- _Given task_
Locate the lines where "React" occurs and copy them as they stand.

- _Data provided_
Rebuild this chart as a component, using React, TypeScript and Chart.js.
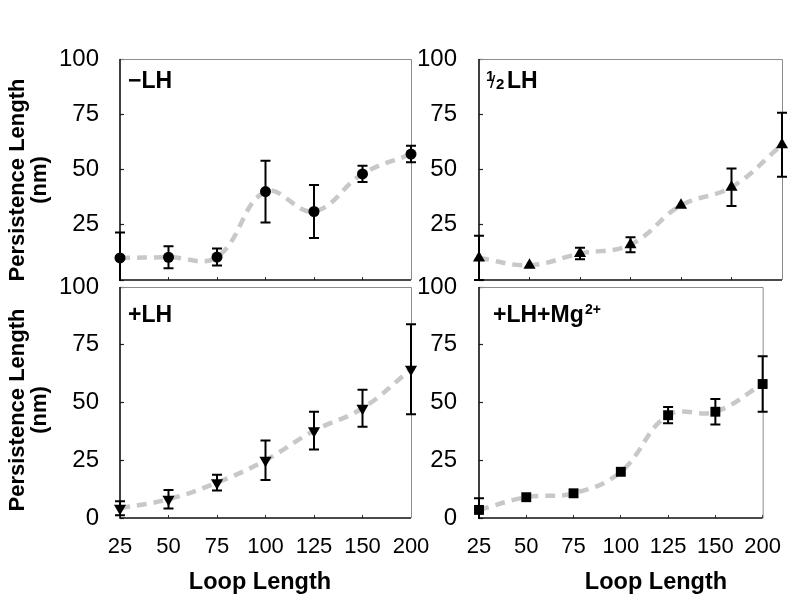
import React, { useEffect, useRef } from 'react';
import { Chart, registerables } from 'chart.js';

Chart.register(...registerables);

// ---------- data ----------
const loopLengths = ['25', '50', '75', '100', '125', '150', '200'];
const yTickValues = [0, 25, 50, 75, 100];

const minusLH = [10, 10.3, 10.4, 40, 31, 48, 57];
const minusLHErr = [11.5, 5, 3.8, 14, 12, 3.7, 3.7];

const halfLH = [10, 6.7, 12, 16, 33.8, 42, 61.2];
const halfLHErr = [10, 0, 2.6, 3.4, 0, 8.5, 14.5];

const plusLH = [4.2, 8.1, 15.3, 25, 37.8, 47.5, 64.4];
const plusLHErr = [3, 4, 3.4, 8.5, 8.2, 8, 19.5];

const plusLHMg = [3.5, 9, 10.7, 20, 44.5, 46, 58];
const plusLHMgErr = [5, 0, 0, 0, 3.5, 5.5, 12];

const yTitleLines = ['Persistence Length', '(nm)'];
const xTitle = 'Loop Length';

const FAMILY = '"Liberation Sans", Arial, Helvetica, sans-serif';
const W = 800;
const H = 597;

type Area = { left: number; right: number; top: number; bottom: number };
type Part = { text: string; x: number; y: number; size: number; weight?: string };

type PanelSpec = {
  area: Area;
  values: number[];
  errors: number[];
  pointStyle: string;
  rotation: number;
  radius: number;
  showXTicks: boolean;
  hideZero: boolean;
  yTickPad: number;
  label: Part[];
  yTitleCY?: number;
  xTitleCX?: number;
};

const panelPlugin = {
  id: 'panelDecor',
  beforeDatasetsDraw(chart: any) {
    const { ctx, chartArea: a } = chart;
    ctx.save();
    ctx.strokeStyle = '#8c8c8c';
    ctx.lineWidth = 1;
    ctx.beginPath();
    ctx.moveTo(a.left, a.top + 0.5);
    ctx.lineTo(a.right + 0.5, a.top + 0.5);
    ctx.lineTo(a.right + 0.5, a.bottom);
    ctx.stroke();
    ctx.strokeStyle = '#111';
    ctx.lineWidth = 1.6;
    ctx.beginPath();
    ctx.moveTo(a.left, a.top);
    ctx.lineTo(a.left, a.bottom);
    ctx.lineTo(a.right, a.bottom);
    ctx.stroke();
    ctx.restore();
  },
  afterDatasetsDraw(chart: any) {
    const { ctx, chartArea: a } = chart;
    const xs = chart.scales.x;
    const ys = chart.scales.y;
    chart.data.datasets.forEach((ds: any) => {
      const errs: number[] = ds.errors;
      if (!errs) return;
      ctx.save();
      ctx.beginPath();
      ctx.rect(0, a.top - 1, chart.width, a.bottom - a.top + 2);
      ctx.clip();
      ctx.strokeStyle = '#000';
      ctx.lineWidth = 2;
      ds.data.forEach((v: number, i: number) => {
        const e = errs[i];
        if (!e) return;
        const x = xs.getPixelForValue(i);
        const y1 = ys.getPixelForValue(v + e);
        const y2 = ys.getPixelForValue(v - e);
        ctx.beginPath();
        ctx.moveTo(x, y1);
        ctx.lineTo(x, y2);
        ctx.moveTo(x - 5, y1);
        ctx.lineTo(x + 5, y1);
        ctx.moveTo(x - 5, y2);
        ctx.lineTo(x + 5, y2);
        ctx.stroke();
      });
      ctx.restore();
    });
  },
  afterDraw(chart: any, _args: any, opts: any) {
    const { ctx } = chart;
    ctx.save();
    ctx.fillStyle = '#000';
    ctx.textBaseline = 'alphabetic';
    ctx.textAlign = 'left';
    (opts.label || []).forEach((p: Part) => {
      ctx.font = `${p.weight || 'bold'} ${p.size}px ${FAMILY}`;
      ctx.fillText(p.text, p.x, p.y);
    });
    if (opts.yTitleCY !== undefined) {
      ctx.font = `bold 22px ${FAMILY}`;
      ctx.textAlign = 'center';
      const xs = [24, 46];
      yTitleLines.forEach((t, i) => {
        ctx.save();
        ctx.translate(xs[i], opts.yTitleCY);
        ctx.rotate(-Math.PI / 2);
        ctx.fillText(t, 0, 0);
        ctx.restore();
      });
    }
    if (opts.xTitleCX !== undefined) {
      ctx.font = `bold 23.5px ${FAMILY}`;
      ctx.textAlign = 'center';
      ctx.fillText(xTitle, opts.xTitleCX, 589);
    }
    ctx.restore();
  },
};

function Panel({ spec }: { spec: PanelSpec }) {
  const ref = useRef<HTMLCanvasElement | null>(null);
  useEffect(() => {
    if (!ref.current) return;
    const a = spec.area;
    const chart = new Chart(ref.current, {
      type: 'line',
      data: {
        labels: loopLengths,
        datasets: [
          {
            data: spec.values,
            errors: spec.errors,
            borderColor: '#c8c8c8',
            borderWidth: 4.5,
            borderDash: [10, 7],
            borderCapStyle: 'butt',
            tension: 0.4,
            fill: false,
            clip: false,
            pointStyle: spec.pointStyle,
            pointRotation: spec.rotation,
            pointRadius: spec.radius,
            pointHoverRadius: spec.radius,
            pointBackgroundColor: '#000',
            pointBorderColor: '#000',
            pointBorderWidth: 0,
          } as any,
        ],
      },
      options: {
        animation: false,
        responsive: false,
        events: [],
        layout: {
          padding: {
            left: a.left - 60,
            right: W - a.right,
            top: a.top,
            bottom: H - a.bottom - 60,
          },
        },
        plugins: {
          legend: { display: false },
          tooltip: { enabled: false },
          panelDecor: {
            label: spec.label,
            yTitleCY: spec.yTitleCY,
            xTitleCX: spec.xTitleCX,
          },
        } as any,
        scales: {
          x: {
            type: 'category',
            offset: false,
            grid: {
              display: true,
              drawOnChartArea: false,
              drawTicks: true,
              tickLength: -3,
              tickColor: '#333',
              tickWidth: 1,
            },
            border: { display: false },
            ticks: {
              display: spec.showXTicks,
              autoSkip: false,
              maxRotation: 0,
              padding: 19,
              color: '#000',
              font: { size: 22, family: FAMILY },
            },
            afterFit: (s: any) => {
              s.height = 60;
            },
          },
          y: {
            type: 'linear',
            min: 0,
            max: 100,
            afterBuildTicks: (s: any) => {
              s.ticks = yTickValues.map((v) => ({ value: v }));
            },
            grid: {
              display: true,
              drawOnChartArea: false,
              drawTicks: true,
              tickLength: -4,
              tickColor: '#222',
              tickWidth: 1.2,
            },
            border: { display: false },
            ticks: {
              padding: spec.yTickPad,
              color: '#000',
              font: { size: 24, family: FAMILY },
              callback: (v: any) => (spec.hideZero && Number(v) === 0 ? '' : String(v)),
            },
            afterFit: (s: any) => {
              s.width = 60;
            },
          },
        } as any,
      },
      plugins: [panelPlugin as any],
    });
    return () => chart.destroy();
  }, [spec]);
  return (
    <canvas
      ref={ref}
      width={W}
      height={H}
      style={{ position: 'absolute', left: 0, top: 0, width: W, height: H }}
    />
  );
}

const panels: PanelSpec[] = [
  {
    area: { left: 120, right: 411, top: 59, bottom: 280 },
    values: minusLH,
    errors: minusLHErr,
    pointStyle: 'circle',
    rotation: 0,
    radius: 5.5,
    showXTicks: false,
    hideZero: true,
    yTickPad: 25,
    label: [{ text: '\u2212LH', x: 128, y: 88, size: 23 }],
    yTitleCY: 180,
  },
  {
    area: { left: 479, right: 782, top: 59, bottom: 280 },
    values: halfLH,
    errors: halfLHErr,
    pointStyle: 'triangle',
    rotation: 0,
    radius: 7,
    showXTicks: false,
    hideZero: true,
    yTickPad: 26,
    label: [
      { text: '1', x: 486, y: 81, size: 15 },
      { text: '/', x: 490, y: 88, size: 19, weight: 'normal' },
      { text: '2', x: 496, y: 88.5, size: 15 },
      { text: 'LH', x: 507, y: 88, size: 23 },
    ],
  },
  {
    area: { left: 120, right: 411, top: 287, bottom: 518 },
    values: plusLH,
    errors: plusLHErr,
    pointStyle: 'triangle',
    rotation: 180,
    radius: 7,
    showXTicks: true,
    hideZero: false,
    yTickPad: 25,
    label: [{ text: '+LH', x: 128, y: 322, size: 23 }],
    yTitleCY: 410,
    xTitleCX: 260,
  },
  {
    area: { left: 479, right: 781, top: 287, bottom: 518 },
    values: plusLHMg,
    errors: plusLHMgErr,
    pointStyle: 'rect',
    rotation: 0,
    radius: 7,
    showXTicks: true,
    hideZero: false,
    yTickPad: 26,
    label: [
      { text: '+LH+Mg', x: 493, y: 322, size: 23 },
      { text: '2+', x: 585, y: 314, size: 14 },
    ],
    xTitleCX: 656,
  },
];

export default function App() {
  return (
    <div
      style={{
        position: 'absolute',
        left: 0,
        top: 0,
        width: W,
        height: H,
        background: '#fff',
        overflow: 'hidden',
      }}
    >
      {panels.map((p, i) => (
        <Panel key={i} spec={p} />
      ))}
    </div>
  );
}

- _Solution below_
Rebuild this chart as a component, using React, TypeScript and Chart.js.
import React, { useEffect, useRef } from 'react';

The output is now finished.